Por lo tanto, es mucho lo que se debe escarbar en el
pasado para encontrar una respuesta coherente que explique la situación de la
Guatemala de hoy, con su inconcebible manera de voltear la cara a la realidad
de la corrupción; ese modo de justificar la pasividad social con el miedo a las
antiguas formas de represión, ese carácter evasivo de las clases sociales para
excluirse de toda decisión que trascienda su capacidad de
involucramiento.
El enemigo sigue ahí. Se encuentra en el enrevesado
argumento con el cual pretendemos victimizarnos en lugar de actuar. Si somos el
objetivo de grupos desestabilizadores o de organizaciones criminales, es porque
nos colocamos a tiro y los dejamos actuar sin la menor resistencia. Si la
prensa publica un escándalo tras otro, lo comentamos por lo bajo, cerramos a
piedra y lodo las puertas para no sentir el impulso de protestar y preferimos
concentrar nuestra atención en el que vendrá mañana en las primeras planas.

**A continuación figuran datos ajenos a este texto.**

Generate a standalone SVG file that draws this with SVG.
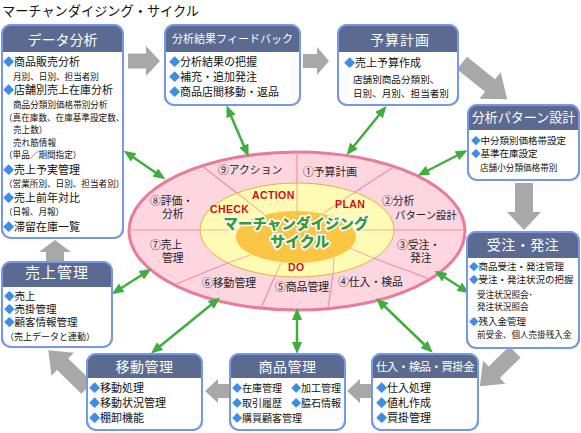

¿Cuál es la gran diferencia entre un 75 o un 99.75 por
ciento de ineficacia del sistema de justicia? ¿Acaso tenemos que conformarnos
con algo un poco menos malo o levemente menos vergonzoso? Guatemala tiene los
indicadores más inexplicables en América Latina, si se toma en cuenta su
prodigiosa capacidad de enriquecer ilimitadamente a quienes gobiernan, una
administración tras otra.
Entonces no hay excusa para tener centros de salud
carentes de todo, aún de servicio de agua potable. No se explica que los
policías compren sus propias municiones con el miserable salario que reciben.
No es lógico que niñas y niños en edad escolar sufran la vejación de recibir
clases a la intemperie sentados sobre pedazos de block. Menos explicable aún es
el despilfarro de funcionarios y diputados, alcaldes y gobernadores, quienes
actúan convencidos de su autoridad para hacer de los fondos públicos su
alcancía privada.
Si para todo esto existe una solución razonable, es el
ejercicio de la ciudadanía. Único instrumento válido para detener el
abuso, exigir el cumplimiento de las leyes, arrojar a los corruptos fuera de
los despachos ministeriales y de las curules del parlamento, este hermoso
concepto es la clave misma del concepto de Nación.